においをどうやって数値化するの?

「くさい」ことを誰かに伝えるとき、どんなふうに伝えますか?
頭痛がするくらい。と体感を伝えることもできますが、人によってその言葉から抱くイメージにはばらつきがありますよね。

そこで、悪臭防止法では、臭気を数値化して規制をしています。また、私たちのような脱臭装置のメーカーでは、脱臭効果を検証するために、お客様のところで採取したにおいを数値化することもあります。これを「臭気測定」と呼んでいます。

臭気測定には2つの方法があります。
機器測定法・・・機器で測定し臭気の濃度を出す方法
嗅覚測定法・・・人がにおいを嗅いで数値化し「臭気指数」を出す方法
今回は、より人の感覚を表しやすい臭気指数を出すための嗅覚測定法をご紹介します。

まずは、現地から試料を採取してきます。悪臭防止法では、「敷地境界線上」「気体排出口」で採取した気体と「排出水」に対して、濃度や臭気指数が定められています。採取する試料に合わせた機材を使い試料を持ち帰ります。

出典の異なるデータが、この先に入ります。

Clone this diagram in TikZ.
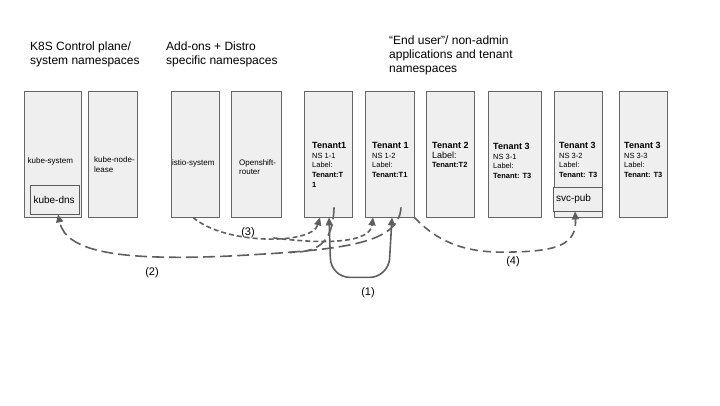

▲【直接採取法】ポンプを使って「臭気採取袋」に臭気を採取しています。

今回は、「三点比較式におい袋法」を紹介します。
まずは「におい袋」を無臭空気で一杯にして栓をします。この「無臭におい袋」をたくさん、ひたすら作ります。その中の6つに、採取してきた試料を注射器で注入し、付臭におい袋を作ります。におい袋は3Lの空気が入るので、100倍に希釈する場合は30mlの臭気を注入します。
 


▲におい袋に「無臭空気供給装置」を使って無臭の空気を詰めています。

付臭におい袋1つ、無臭におい袋を2つを番号1〜3番になるようセットし、においを嗅ぐ「パネル」6名分を準備します。パネルは1〜3番のにおい袋を嗅ぎ、付臭におい袋が何番なのかを紙に記入して回答します。


▲1~3番のにおい袋。この中の1つにだけ、においが付いた気体が入っています。

全員の回答を確認し、希釈倍数を高めていきながら正解者が1人になるまで繰り返します。
つまり、どれくらい臭気を薄くすれば無臭と区別ができなくなるのか、を調べる方法です。

最後に集計して、臭気指数を算出します。正解と不正解の中間の希釈倍数から、個人の「嗅覚閾値」が分かります。極端に嗅覚に敏感な人・鈍感な人がいると数値が大きく変わってしまう可能性があるため、最上・下の2人分をカットし、残り4人のデータから平均閾値を出して、対数をかけて臭気指数を算出します。

なぜ対数をかけるのかというと、臭気が10倍に濃くなったとしても人間の嗅覚では2倍程度にしか感じない、という人間の感覚の特性を考慮し、対数を使って計算をします。ここに悪臭対策の難しさがつまっています…。

においの濃度と感覚については別の記事でご紹介しています。
https://www.sat.co.jp/library/smell/21

このような手順で、臭気という目に見えないものを、第三者にも分かりやすい数値で共有することができるのです。
今回は、数ある方法の内の1つを紹介しました。脱臭装置を取り扱うメーカーとして、お客様がお悩みの臭気をどのように数値化するのか、また脱臭の効果をどのように検証しているのかについてご紹介しましたが、いかがでしたでしょうか。